Use this as the last filter before adding another bottle:

  • One bottle handles daily wear without effort.
  • One bottle covers evening or formal settings.
  • One bottle fills warm-weather or cool-weather gaps.
  • No two bottles answer the same job.
  • The whole set fits one shelf, drawer, or tray.
  • At least one unknown scent gets a sample check before a full bottle.
  • The collection stays appropriate for your workplace and commute.
  • Travel use stays inside carry-on limits if the bottle leaves home often.

If three or more of these checks fail, the collection needs editing, not expansion.

Common Mistakes to Avoid

Buying by note list alone creates the fastest regret. Bergamot, rose, vanilla, and musk sound different in theory and converge in practice when the collection already holds similar bottles.

Treating projection as a virtue in every setting creates social wearability problems. A perfume that fills a room suits a date night or outdoor dinner, not a shared desk area.

Choosing oversized bottles for novelty weakens the collection. A large bottle gives the impression of value, but it also locks you into one scent for longer and occupies more storage.

Ignoring overlap leads to a shelf full of near-matches. Three fresh florals do not make a balanced wardrobe, they make a crowded one.

Leaving bottles on a bright vanity shortens the useful life of the collection. Sunlight and heat do more damage than most buyers expect, especially in bathrooms.

The Practical Answer

Most people end up happiest with 3 to 5 bottles, built around daily wear, one step up in formality, and one seasonal or mood shift. That size keeps the collection useful without turning fragrance into a sorting project.

Go larger only when every extra bottle solves a real scenario. If it does not cover a distinct occasion, different weather, or a stricter social setting, it belongs outside the edit.

Frequently Asked Questions

How many perfumes should be in a starter collection?

Two to 3 bottles work best for a starter set. One scent handles daily wear, one handles evenings or colder weather, and one stays as a lighter backup or seasonal change.

Is one signature scent enough?

Yes. One signature scent makes sense when your schedule, climate, and social settings stay fairly stable. Add another bottle only when a clear gap appears, such as hot-weather wear or formal evenings.

Should every perfume serve a different season?
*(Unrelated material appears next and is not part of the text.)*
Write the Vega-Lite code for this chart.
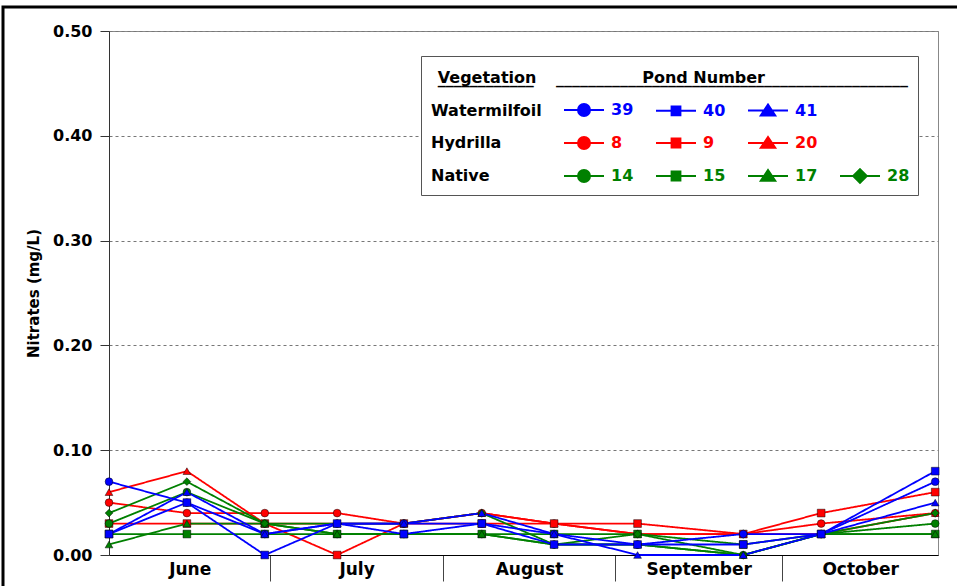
{
  "$schema": "https://vega.github.io/schema/vega-lite/v6.json",
  "width": 829,
  "height": 524,
  "autosize": {"type": "none"},
  "padding": {"left": 109, "top": 31, "right": 19, "bottom": 31},
  "background": "white",
  "data": {"values": [
    {"Pond": "8", "day": 1, "nitrate": 0.05}, {"Pond": "8", "day": 15, "nitrate": 0.04}, {"Pond": "8", "day": 29, "nitrate": 0.04}, {"Pond": "8", "day": 42, "nitrate": 0.04}, {"Pond": "8", "day": 54, "nitrate": 0.03}, {"Pond": "8", "day": 68, "nitrate": 0.04}, {"Pond": "8", "day": 81, "nitrate": 0.03}, {"Pond": "8", "day": 96, "nitrate": 0.02}, {"Pond": "8", "day": 115, "nitrate": 0.02}, {"Pond": "8", "day": 129, "nitrate": 0.03}, {"Pond": "8", "day": 149.5, "nitrate": 0.04},
    {"Pond": "20", "day": 1, "nitrate": 0.06}, {"Pond": "20", "day": 15, "nitrate": 0.08}, {"Pond": "20", "day": 29, "nitrate": 0.03}, {"Pond": "20", "day": 42, "nitrate": 0.03}, {"Pond": "20", "day": 54, "nitrate": 0.03}, {"Pond": "20", "day": 68, "nitrate": 0.04}, {"Pond": "20", "day": 81, "nitrate": 0.03}, {"Pond": "20", "day": 96, "nitrate": 0.02}, {"Pond": "20", "day": 115, "nitrate": 0.02}, {"Pond": "20", "day": 129, "nitrate": 0.02}, {"Pond": "20", "day": 149.5, "nitrate": 0.04},
    {"Pond": "9", "day": 1, "nitrate": 0.03}, {"Pond": "9", "day": 15, "nitrate": 0.03}, {"Pond": "9", "day": 29, "nitrate": 0.03}, {"Pond": "9", "day": 42, "nitrate": 0.0}, {"Pond": "9", "day": 54, "nitrate": 0.03}, {"Pond": "9", "day": 68, "nitrate": 0.03}, {"Pond": "9", "day": 81, "nitrate": 0.03}, {"Pond": "9", "day": 96, "nitrate": 0.03}, {"Pond": "9", "day": 115, "nitrate": 0.02}, {"Pond": "9", "day": 129, "nitrate": 0.04}, {"Pond": "9", "day": 149.5, "nitrate": 0.06},
    {"Pond": "14", "day": 1, "nitrate": 0.03}, {"Pond": "14", "day": 15, "nitrate": 0.06}, {"Pond": "14", "day": 29, "nitrate": 0.03}, {"Pond": "14", "day": 42, "nitrate": 0.02}, {"Pond": "14", "day": 54, "nitrate": 0.02}, {"Pond": "14", "day": 68, "nitrate": 0.02}, {"Pond": "14", "day": 81, "nitrate": 0.01}, {"Pond": "14", "day": 96, "nitrate": 0.01}, {"Pond": "14", "day": 115, "nitrate": 0.0}, {"Pond": "14", "day": 129, "nitrate": 0.02}, {"Pond": "14", "day": 149.5, "nitrate": 0.03},
    {"Pond": "15", "day": 1, "nitrate": 0.02}, {"Pond": "15", "day": 15, "nitrate": 0.02}, {"Pond": "15", "day": 29, "nitrate": 0.02}, {"Pond": "15", "day": 42, "nitrate": 0.02}, {"Pond": "15", "day": 54, "nitrate": 0.02}, {"Pond": "15", "day": 68, "nitrate": 0.02}, {"Pond": "15", "day": 81, "nitrate": 0.02}, {"Pond": "15", "day": 96, "nitrate": 0.02}, {"Pond": "15", "day": 115, "nitrate": 0.01}, {"Pond": "15", "day": 129, "nitrate": 0.02}, {"Pond": "15", "day": 149.5, "nitrate": 0.02},
    {"Pond": "17", "day": 1, "nitrate": 0.01}, {"Pond": "17", "day": 15, "nitrate": 0.03}, {"Pond": "17", "day": 29, "nitrate": 0.03}, {"Pond": "17", "day": 42, "nitrate": 0.02}, {"Pond": "17", "day": 54, "nitrate": 0.02}, {"Pond": "17", "day": 68, "nitrate": 0.02}, {"Pond": "17", "day": 81, "nitrate": 0.01}, {"Pond": "17", "day": 96, "nitrate": 0.01}, {"Pond": "17", "day": 115, "nitrate": 0.0}, {"Pond": "17", "day": 129, "nitrate": 0.02}, {"Pond": "17", "day": 149.5, "nitrate": 0.02},
    {"Pond": "28", "day": 1, "nitrate": 0.04}, {"Pond": "28", "day": 15, "nitrate": 0.07}, {"Pond": "28", "day": 29, "nitrate": 0.03}, {"Pond": "28", "day": 42, "nitrate": 0.03}, {"Pond": "28", "day": 54, "nitrate": 0.03}, {"Pond": "28", "day": 68, "nitrate": 0.04}, {"Pond": "28", "day": 81, "nitrate": 0.01}, {"Pond": "28", "day": 96, "nitrate": 0.02}, {"Pond": "28", "day": 115, "nitrate": 0.0}, {"Pond": "28", "day": 129, "nitrate": 0.02}, {"Pond": "28", "day": 149.5, "nitrate": 0.04},
    {"Pond": "39", "day": 1, "nitrate": 0.07}, {"Pond": "39", "day": 15, "nitrate": 0.05}, {"Pond": "39", "day": 29, "nitrate": 0.02}, {"Pond": "39", "day": 42, "nitrate": 0.03}, {"Pond": "39", "day": 54, "nitrate": 0.03}, {"Pond": "39", "day": 68, "nitrate": 0.03}, {"Pond": "39", "day": 81, "nitrate": 0.02}, {"Pond": "39", "day": 96, "nitrate": 0.01}, {"Pond": "39", "day": 115, "nitrate": 0.02}, {"Pond": "39", "day": 129, "nitrate": 0.02}, {"Pond": "39", "day": 149.5, "nitrate": 0.07},
    {"Pond": "41", "day": 1, "nitrate": 0.02}, {"Pond": "41", "day": 15, "nitrate": 0.06}, {"Pond": "41", "day": 29, "nitrate": 0.02}, {"Pond": "41", "day": 42, "nitrate": 0.03}, {"Pond": "41", "day": 54, "nitrate": 0.03}, {"Pond": "41", "day": 68, "nitrate": 0.04}, {"Pond": "41", "day": 81, "nitrate": 0.02}, {"Pond": "41", "day": 96, "nitrate": 0.0}, {"Pond": "41", "day": 115, "nitrate": 0.0}, {"Pond": "41", "day": 129, "nitrate": 0.02}, {"Pond": "41", "day": 149.5, "nitrate": 0.05},
    {"Pond": "40", "day": 1, "nitrate": 0.02}, {"Pond": "40", "day": 15, "nitrate": 0.05}, {"Pond": "40", "day": 29, "nitrate": 0.0}, {"Pond": "40", "day": 42, "nitrate": 0.03}, {"Pond": "40", "day": 54, "nitrate": 0.02}, {"Pond": "40", "day": 68, "nitrate": 0.03}, {"Pond": "40", "day": 81, "nitrate": 0.01}, {"Pond": "40", "day": 96, "nitrate": 0.01}, {"Pond": "40", "day": 115, "nitrate": 0.01}, {"Pond": "40", "day": 129, "nitrate": 0.02}, {"Pond": "40", "day": 149.5, "nitrate": 0.08}
  ]},
  "encoding": {
    "y": {
      "field": "nitrate", "type": "quantitative",
      "scale": {"domain": [0, 0.5], "nice": false},
      "axis": {
        "values": [0, 0.1, 0.2, 0.3, 0.4, 0.5], "format": ".2f",
        "title": "Nitrates (mg/L)", "titleFontSize": 15, "titlePadding": 11,
        "labelFontSize": 16, "tickSize": 9, "labelPadding": 8,
        "grid": true, "gridDash": [3, 3], "gridColor": "#777", "gridWidth": 1,
        "domainColor": "#333", "tickColor": "#333"
      }
    },
    "color": {
      "field": "Pond", "type": "nominal",
      "scale": {
        "domain": ["Watermilfoil", "39", "40", "41", "_b1", "Hydrilla", "8", "9", "20", "_b2", "Native", "14", "15", "17", "28"],
        "range": ["#000000", "#0000ff", "#0000ff", "#0000ff", "#ffffff", "#000000", "#ff0000", "#ff0000", "#ff0000", "#ffffff", "#000000", "#008000", "#008000", "#008000", "#008000"]
      },
      "legend": {
        "orient": "none", "legendX": 312, "legendY": 25,
        "direction": "horizontal", "columns": 5,
        "title": ["\u200b\u00a0\u2009Vegetation\u00a0\u00a0\u00a0\u00a0\u00a0\u00a0\u00a0\u00a0\u00a0\u00a0\u00a0\u00a0\u00a0\u00a0\u00a0\u00a0\u00a0\u00a0\u00a0Pond Number", "\u200b\u00a0\u2009____________\u00a0\u00a0\u00a0\u00a0____________________________________________"],
        "titleFont": "DejaVu Sans", "titleFontSize": 16, "titleFontWeight": "bold", "titleColor": "#000", "titleLineHeight": 1, "titleLimit": 700, "titlePadding": 8,
        "labelFont": "DejaVu Sans", "labelFontSize": 16, "labelFontWeight": "bold", "labelLimit": 300, "labelOffset": 6,
        "labelExpr": "datum.label == '_b1' || datum.label == '_b2' ? '' : length(datum.label) == 1 ? '\u2007' + datum.label : datum.label",
        "symbolSize": 1600, "symbolStrokeWidth": 2,
        "columnPadding": 18, "rowPadding": 2,
        "padding": 8, "strokeColor": "#555", "fillColor": "#ffffff",
        "encode": {
          "title": {"update": {"dy": {"value": 6}}},
          "symbols": {
            "update": {
              "shape": {"signal": "indexof(['39','8','14'], datum.value) >= 0 ? 'M-1,0H1M-0.3,0A0.3,0.3,0,1,0,0.3,0A0.3,0.3,0,1,0,-0.3,0Z' : indexof(['40','9','15'], datum.value) >= 0 ? 'M-1,0H1M-0.22,-0.22H0.22V0.22H-0.22Z' : indexof(['41','20','17'], datum.value) >= 0 ? 'M-1,0H1M0,-0.3L0.36,0.24H-0.36Z' : datum.value == '28' ? 'M-1,0H1M0,-0.34L0.34,0L0,0.34L-0.34,0Z' : 'M0,0'"},
              "fill": {"signal": "scale('color', datum.value)"},
              "stroke": {"signal": "scale('color', datum.value)"},
              "strokeWidth": {"value": 2},
              "opacity": {"value": 1}
            }
          },
          "labels": {
            "update": {
              "fill": {"signal": "scale('color', datum.value)"},
              "dx": {"signal": "indexof(['Watermilfoil','Hydrilla','Native'], datum.value) >= 0 ? -46 : 0"}
            }
          }
        }
      }
    }
  },
  "layer": [
    {
      "mark": {"type": "line", "strokeWidth": 1.8},
      "encoding": {
        "x": {
          "field": "day", "type": "quantitative",
          "scale": {"domain": [1, 150], "nice": false, "zero": false},
          "axis": {"orient": "bottom", "values": [30, 61, 92, 122], "labels": false, "title": null, "grid": false, "tickSize": 26, "tickColor": "#444", "domainColor": "#000"}
        },
        "strokeDash": {
          "datum": "frame", "type": "nominal",
          "scale": {"range": [[1, 0]]},
          "legend": {
            "orient": "none", "legendX": -106, "legendY": -24,
            "title": null,
            "symbolType": "square", "symbolSize": 921600, "symbolOpacity": 0,
            "labelExpr": "''", "labelOffset": 0,
            "padding": 0, "strokeColor": "#000",
            "encode": {"legend": {"update": {"strokeWidth": {"value": 3}}}}
          }
        }
      }
    },
    {
      "mark": {"type": "point", "filled": true, "size": 60, "opacity": 1, "stroke": "#000", "strokeWidth": 0.8, "strokeOpacity": 0.6},
      "encoding": {
        "x": {
          "field": "day", "type": "quantitative",
          "axis": {"orient": "bottom", "values": [15.5, 45.5, 76.5, 107, 136], "title": null, "grid": false, "ticks": false, "domain": false, "labelPadding": 6, "labelFontSize": 17,
            "labelExpr": "datum.value < 30 ? 'June' : datum.value < 61 ? 'July' : datum.value < 92 ? 'August' : datum.value < 122 ? 'September' : 'October'"}
        },
        "shape": {
          "field": "Pond", "type": "nominal",
          "scale": {"domain": ["39", "40", "41", "8", "9", "20", "14", "15", "17", "28"], "range": ["circle", "square", "triangle-up", "circle", "square", "triangle-up", "circle", "square", "triangle-up", "diamond"]},
          "legend": null
        }
      }
    }
  ],
  "resolve": {"axis": {"x": "independent"}},
  "config": {
    "view": {"stroke": "#888", "strokeWidth": 1},
    "axis": {"labelFont": "DejaVu Sans", "labelFontWeight": "bold", "labelColor": "#000", "titleFont": "DejaVu Sans", "titleFontWeight": "bold", "titleColor": "#000"}
  }
}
No, but at least one warm-weather scent and one cool-weather scent improve usefulness fast. Seasonality matters most when heat amplifies sweetness or cold air mutes lighter compositions.

What bottle size works best for a collection?

50 mL sits at the center for most people. It balances commitment, shelf space, and wear time better than a large bottle, while 30 mL works well for a niche role or a scent that gets less frequent use.

How do you know a collection is too large?

A collection is too large when several bottles cover the same role and half the shelf stays untouched through a season. At that point, the problem is overlap, not taste.

Are samples worth keeping after you buy a full bottle?

Yes, especially for travel, layering tests, and future comparison. Samples also help a collection stay edited because they show whether a fragrance still earns space after the novelty fades.

What matters more, longevity or projection?

Occasion fit matters first. After that, projection and longevity matter most in shared spaces and long events, where the wrong level of presence creates more friction than pleasure.

Where should perfume be stored?

Store it upright in a cool, dark place, away from bathroom heat and direct sun. A drawer, closet shelf, or closed cabinet protects the collection better than an open vanity.

When does a premium perfume make sense?

A premium perfume makes sense when it adds a role the collection lacks, or when it replaces two weaker bottles with one better fit. Higher price alone does not improve a collection, utility does.